Ogra urged to ignore SSGC petition



By Our Staff Reporter


KARACHI, March 17: Federal B. Area Association of Trade and Industry (FBATI) has urged the Oil and Gas Regulatory Authority (Ogra) not to give any importance to the petition of SSGC demanding increase of Rs19.17 per mcf until the gas company reduces its expenditure.

The association also asked the government not to give mandatory profit to the SSGC until it reduces its line losses, unwarranted expenditures, unnecessary appointments and unwanted luxuries.

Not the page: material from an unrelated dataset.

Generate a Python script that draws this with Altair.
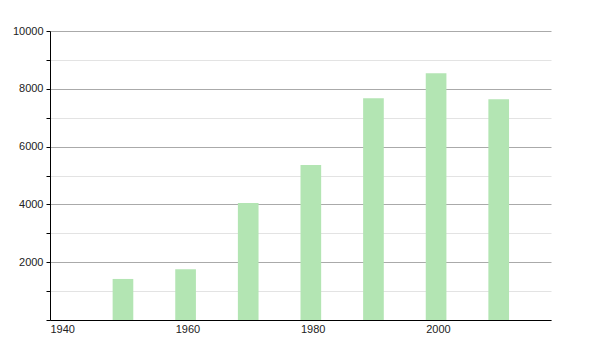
import altair as alt
import pandas as pd

years = [1950, 1960, 1970, 1980, 1990, 2000, 2010]
population = [1420, 1760, 4050, 5360, 7670, 8540, 7640]
x_ticks = [1940, 1960, 1980, 2000]
y_ticks = list(range(0, 10001, 1000))

df = pd.DataFrame({"year": years, "pop": population})

chart = alt.Chart(df).transform_calculate(
    year_end="datum.year + 3.3"
).mark_bar(color="#b3e5b3").encode(
    x=alt.X("year:Q", scale=alt.Scale(domain=[1940, 2020], nice=False, zero=False, padding=0),
            axis=alt.Axis(values=x_ticks, title=None, ticks=False, grid=False,
                          labelAlign="left", labelPadding=3, format="d",
                          domainColor="#000", labelColor="#222",
                          labelFont="Liberation Sans", labelFontSize=11)),
    x2="year_end:Q",
    y=alt.Y("pop:Q", scale=alt.Scale(domain=[0, 10000], nice=False, padding=0),
            axis=alt.Axis(values=y_ticks, title=None, format="d",
                          labelExpr="datum.value % 2000 == 0 && datum.value > 0 ? datum.label : ''",
                          gridColor={"condition": {"test": "datum.value % 2000 == 0", "value": "#aaaaaa"}, "value": "#e3e3e3"},
                          tickColor="#000", tickSize=4, domainColor="#000",
                          labelColor="#222", labelFont="Liberation Sans", labelFontSize=11,
                          labelPadding=3)),
    y2=alt.datum(0),
).properties(
    width=501, height=289,
    autosize=alt.AutoSizeParams(type="none"),
    padding={"left": 50, "top": 31, "right": 49, "bottom": 30},
).configure_view(stroke=None).configure_axis(domainWidth=1)

chart.save("out.html", embed_options={"renderer": "svg", "actions": False})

The chairman, Power and Gas Sub Committee, FBATI, M. Muzzamil Hussain, in a statement, said the SSGC has seen nine managing directors in 14 years. Since 2000, a new trend has developed to bring the MD from outside and the present MD is the second in three years.

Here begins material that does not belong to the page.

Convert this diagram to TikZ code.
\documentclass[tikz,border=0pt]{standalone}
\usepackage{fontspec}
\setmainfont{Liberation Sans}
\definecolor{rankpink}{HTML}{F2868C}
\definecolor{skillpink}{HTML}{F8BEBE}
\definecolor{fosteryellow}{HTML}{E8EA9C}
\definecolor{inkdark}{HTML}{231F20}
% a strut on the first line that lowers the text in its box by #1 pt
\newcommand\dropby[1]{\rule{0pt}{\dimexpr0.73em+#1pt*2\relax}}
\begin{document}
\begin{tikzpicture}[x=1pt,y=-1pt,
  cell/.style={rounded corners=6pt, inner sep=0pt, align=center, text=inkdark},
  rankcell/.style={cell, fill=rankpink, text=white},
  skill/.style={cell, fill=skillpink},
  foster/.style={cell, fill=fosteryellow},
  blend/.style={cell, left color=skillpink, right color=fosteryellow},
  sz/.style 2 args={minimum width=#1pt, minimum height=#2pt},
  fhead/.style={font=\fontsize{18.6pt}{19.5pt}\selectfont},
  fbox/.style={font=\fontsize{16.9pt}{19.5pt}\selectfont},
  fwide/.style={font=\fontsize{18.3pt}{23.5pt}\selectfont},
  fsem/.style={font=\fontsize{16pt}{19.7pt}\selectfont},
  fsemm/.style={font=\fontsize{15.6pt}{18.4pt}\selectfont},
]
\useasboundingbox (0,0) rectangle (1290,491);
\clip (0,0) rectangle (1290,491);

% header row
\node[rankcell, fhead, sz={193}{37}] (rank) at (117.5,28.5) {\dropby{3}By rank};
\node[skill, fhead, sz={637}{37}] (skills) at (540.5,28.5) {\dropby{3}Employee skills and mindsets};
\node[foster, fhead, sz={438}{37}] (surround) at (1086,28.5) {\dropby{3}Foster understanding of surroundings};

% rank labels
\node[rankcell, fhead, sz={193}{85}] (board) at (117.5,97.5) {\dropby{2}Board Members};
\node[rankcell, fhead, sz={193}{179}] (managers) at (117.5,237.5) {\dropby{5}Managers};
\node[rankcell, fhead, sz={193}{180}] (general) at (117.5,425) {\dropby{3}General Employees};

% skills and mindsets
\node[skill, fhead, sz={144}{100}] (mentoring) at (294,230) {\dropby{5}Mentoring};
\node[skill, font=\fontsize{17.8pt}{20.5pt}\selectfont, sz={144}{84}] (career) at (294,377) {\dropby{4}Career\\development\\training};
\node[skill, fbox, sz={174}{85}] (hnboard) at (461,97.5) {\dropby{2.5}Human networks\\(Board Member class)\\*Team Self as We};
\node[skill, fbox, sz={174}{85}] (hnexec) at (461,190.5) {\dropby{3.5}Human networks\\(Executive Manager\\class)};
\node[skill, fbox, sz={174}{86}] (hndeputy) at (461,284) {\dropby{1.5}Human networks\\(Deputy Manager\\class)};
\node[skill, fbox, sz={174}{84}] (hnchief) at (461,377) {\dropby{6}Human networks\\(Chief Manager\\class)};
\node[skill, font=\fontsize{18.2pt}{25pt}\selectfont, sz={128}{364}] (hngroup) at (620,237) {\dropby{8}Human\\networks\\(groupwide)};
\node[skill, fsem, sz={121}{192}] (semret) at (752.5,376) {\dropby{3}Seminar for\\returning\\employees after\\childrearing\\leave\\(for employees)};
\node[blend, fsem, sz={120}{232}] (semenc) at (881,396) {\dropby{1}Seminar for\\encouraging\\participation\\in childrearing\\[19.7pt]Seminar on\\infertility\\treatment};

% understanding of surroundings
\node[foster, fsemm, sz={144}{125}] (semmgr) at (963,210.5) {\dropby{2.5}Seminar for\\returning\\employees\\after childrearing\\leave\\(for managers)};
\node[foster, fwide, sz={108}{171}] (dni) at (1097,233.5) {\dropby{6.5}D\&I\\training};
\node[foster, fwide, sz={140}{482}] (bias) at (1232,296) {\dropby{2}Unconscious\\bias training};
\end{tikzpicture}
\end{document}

He claimed that the current MD did not belong to the oil and gas industry and was unable to understand the problems of consumers.

SSGC’s expenditures sky-rocketed in 2000 due to increased salaries of officers, which was followed by rise in line losses and transmission and distribution expenditures, forcing the company to seek tariff hike in 2001-2002, but the request was declined by the Ogra.

He said that the line losses were running into Rs2.650 billion. Contract executives were kept by the previous MD and confirmed by the current MD resulting in extra expenditure of Rs40 million.

Hussain said new appointments are made resulting in loss of Rs80 million, besides millions of rupees losses in other transactions.

“If a utility company cannot control its losses then why the government is bound to still give a mandatory 17 per cent profit on average net operating fixed assets,” he said.

He said that the company claimed a profit of Rs900 million during six months of 2002-2003 and it is likely to achieve an annual profit of Rs2 billion then why the SSGC has asked for tariff increase. This demand was only aimed at meeting the losses and to provide the company with 17 per cent guaranteed profit, he said.